More on why lower taxes will save Romania

As I have said here, here, and in my presentation to the NBR yesterday I think the only way for Romania to grow is to reform itself. This reform involves lower taxes and a lower number of public employees. The idea is not new and a similar reforming process was implemented in the run up to EU admission. It is possible.

I understand the fear of higher deficits as a result of my proposal but this fear implies the continuation of the status quo. Of course that is not possible and this is not what I expect. Keeping the status quo is not an option with or without my proposal. My expectations are that in the next phase of economic growth only flexible and almost state free economies will make it.

My proposal of lower taxes comes in a package with lowering by 50 % the number of public workers by 2017.  I know this scares every politician out there. But restructuring or lowering the number of public employees does not necessarily mean laying off 50% of the people. What I have in mind is PRIVATISATION. Including privatisation of EXIM Bank and Savings Bank. This strategy not only will reduce the long-term expenditure of the Romanian government permanently, it will also bring revenues in the short-term.  It does not have to happen tomorrow, but instead of wasting time changing the management of those companies, Romanian Government should focus on privatising them.

I know that my proposal is not what policy makers want to hear. But is not a proposal to support the political class. It is a proposal to support the Romanian consumer and to spur economic growth. This should be the aim of our policies not maintaining a bloated government.


7 thoughts on “More on why lower taxes will save Romania

  1. Come one, whose gonna by these banks in the actual economic environment ? I wonder which banks shall be interested into a Romanian expansion (referring to foreign banks). On the other hand, even though shall be someone interested in such a deal, I wouldn’t image a that shall be paid a good (not even fair) price for them. So the income to the budget shall be negligible.

  2. Few years ago I would agree with you in a blink. Meantime, seeing the privatization of energy sector parts I ask myself and all of you: where is the benefit for me, the end-user, when I pay higher bills at electricity, gas, heat, etc…?
    What I would think now is that as long as people (including policy makers, businessmen, large public, etc, which are people, as well) will not be A LOT more responsible, is useless. I really think this whole mess we are living in now is a matter of mindset, not of “figures” (or pure economics).

    1. You are half right.Privatization is the first step. Second should have been price liberalization and competition. We should be allowed to buy energy from anywhere in Europe.

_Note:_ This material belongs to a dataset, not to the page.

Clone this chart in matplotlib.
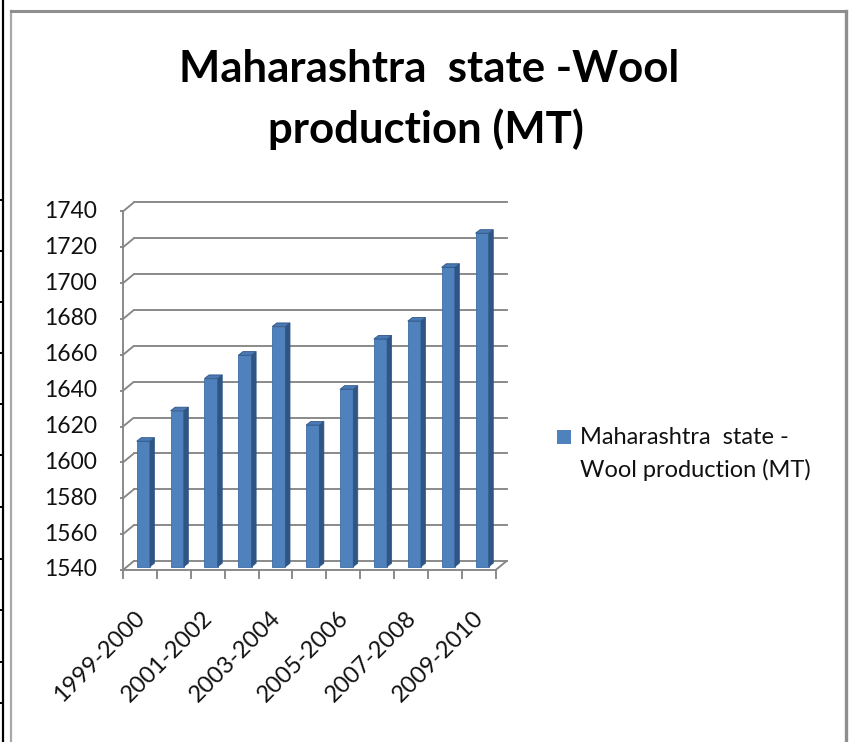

IF that is not possible and you have natural monopoly the government should brake it up.
      Also, remember the lower prices you and I paid were subsidized. So, you might have not paid a high energy prices but you definitely paid the price in terrible health care, education, infrastructure etc. Romanian is not a rich country. It cannot afford to keep 25% of employed workers in the public sector and hope to grow over long term. It will never work.

  3. I do agree with you that privatisation should be taken in to account, but we also have to think that the easy privatisations have already taken place. The remaining companies are either not attractive (state regulated monopolies, having old infrastructure and requiring huge investments), or can have potential political impact on the economy. Just think what would happen if a Russian state-owned company would buy a Romanian gas distribution or energy company. From an economic point of view there should be no problems, but external political pressure from either the East of the West will follow.

    In the face of politics, economic logic is not likely to prevail.

  4. I know that the “reality” we all know is what you wrote.
    🙂 I might be alone on this but, to me, economics, money, the prices are conventions – unnatural creations that, for lack of a better solution/system, led to today world. So, as long as all the effort of brilliant minds is not for the better of all, I will continue to think that it is about how we think, not what we think. Especially in economy. 🙂
    No, I’m not a communist :).

    1. As I see that this topic raises some interest I will write a post using a macro model to show how this will work. Also, I will address in more detail the issue of privatization.

  5. Looking forward for the CFR and Posta Romana privatisations also.

    I’m sick of being treated like I owe them something each and every time i have to interact with them.

    Also, your presence at NBR, even though it was just for a presentation, is good news for me. The feeling that the things will be the same forever in this country was diminished a bit.